Było trochę nerwowo - wypowiedzi po meczu Stelmet Falubaz Zielona Góra - PGE Marma Rzeszów

Stelmet Falubaz Zielona Góra pokonał w środowy wieczór ekipę PGE Marmy Rzeszów w pojedynku rozegranym na stadionie przy W69. Jak ocenili to spotkanie przedstawiciele obu ekip?

Rafał Dobrucki (trener Stelmetu Falubazu Zielona Góra): Jestem szczęśliwy po zwycięstwie, ale nie do końca zadowolony. Ciągle są jakieś problemy, nie ma do końca stabilizacji. Gdzieś tam jeszcze pojawiają się rzeczy, które nie powinny. Początek meczu nie był najlepszy w naszym wykonaniu. Było trochę nerwowo, trochę punktów gdzieś tam uciekało. Ogólnie rozrachunek jest dobry. Co do Jonasa, on ma duży potencjał. Tak naprawdę wybór między nim a Jankowskim jest oparty na tym, kto z nich szybciej dojdzie do ładu ze sprzętem i kondycją psychiczną. To naprawdę są trudne wybory, bo tak naprawdę mają ten sam problem.

Dariusz Śledź (trener PGE Marmy Rzeszów): Bardzo chcę podziękować zielonogórzanom, którzy po tragedii, jaka nas spotkała nie wahali się przełożyć mecz. Na pewno byłoby normalniej w naszym żużlu, gdyby podobnie wyglądała współpraca między wszystkimi klubami. Mecz był dobry, końcówkę spotkania lepszą mieli zielonogórzanie, dlatego nie udało nam się sprawić niespodzianki.

Grzegorz Walasek (zawodnik PGE Marmy Rzeszów): W Zielonej Górze czuję się dobrze, jak na każdym innym torze wtedy, gdy dobrze mi idzie. W tym meczu udawało mi się dobrze wychodzić spod taśmy. Zdobyłem prawie same dwójki, ale jestem zadowolony.

Piotr Protasiewicz (zawodnik Stelmetu Falubazu Zielona Góra): Cieszymy się z wygranej, bo z przebiegu meczu jak widać nie było tak łatwo.

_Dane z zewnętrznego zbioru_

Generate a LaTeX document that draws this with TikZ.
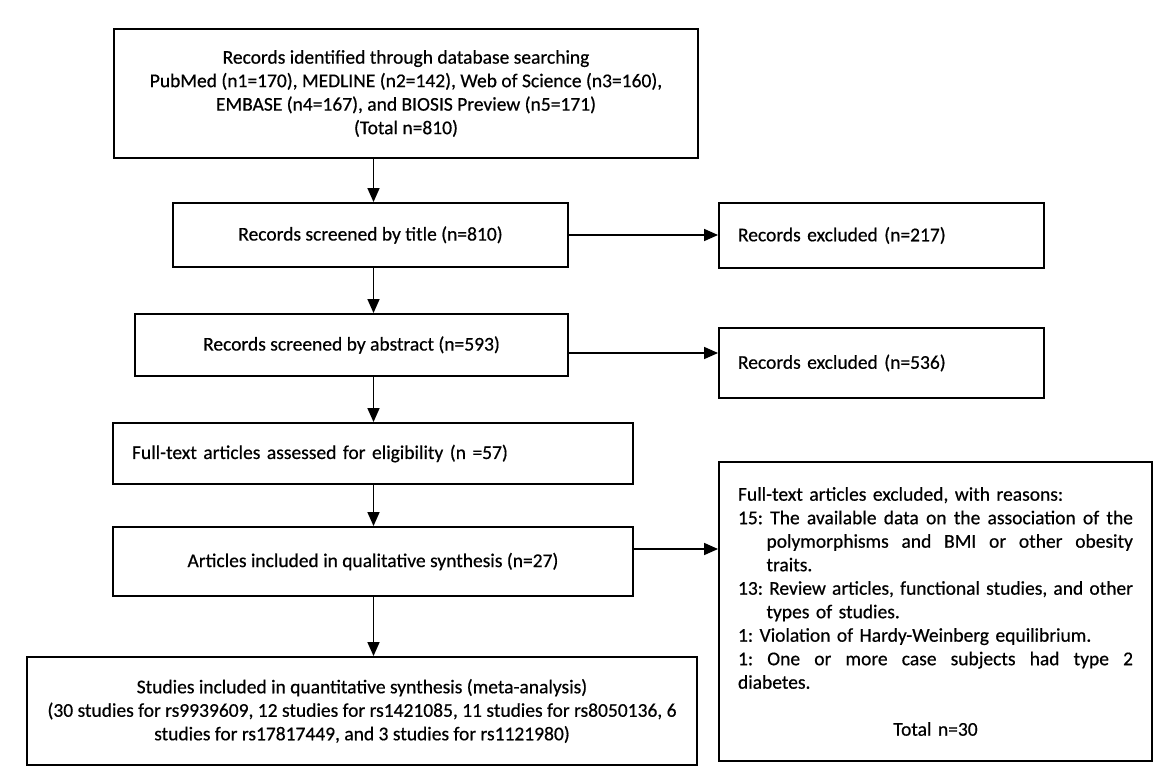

Drużyna rzeszowska stawiła nam trudny opór i trzeba przyznać, że jest mocną drużyną. Na ich torze ciężko jest wygrać, a i na wyjeździe potrafią spłatać psikusa. Całe zawody przejechałem bardzo dobrze i ze swojego występu jestem bardzo zadowolony. Skończmy już te dywagacje odnośnie mojego powrotu do formy. Nastąpił on trzy tygodnie temu i uważam, że jestem w lepszej formie niż byłem rok temu. Jadę jeszcze szybciej. Co do mojego wykluczenia to nie będę komentować decyzji sędziego, gdyż nie mogę. Nie zgadzam się jednak z tą decyzją.

Rune Holta (zawodnik Stelmetu Falubazu Zielona Góra): Najważniejsze, że wygraliśmy kolejne spotkanie, które było bardzo ciężkie. Rzeszowianie mają silny skład i są dobrym zespołem. Od niedzieli testowałem wciąż sprzęt, trenowałem na tym torze bardzo dużo i cieszę się, że przyniosło to efekty.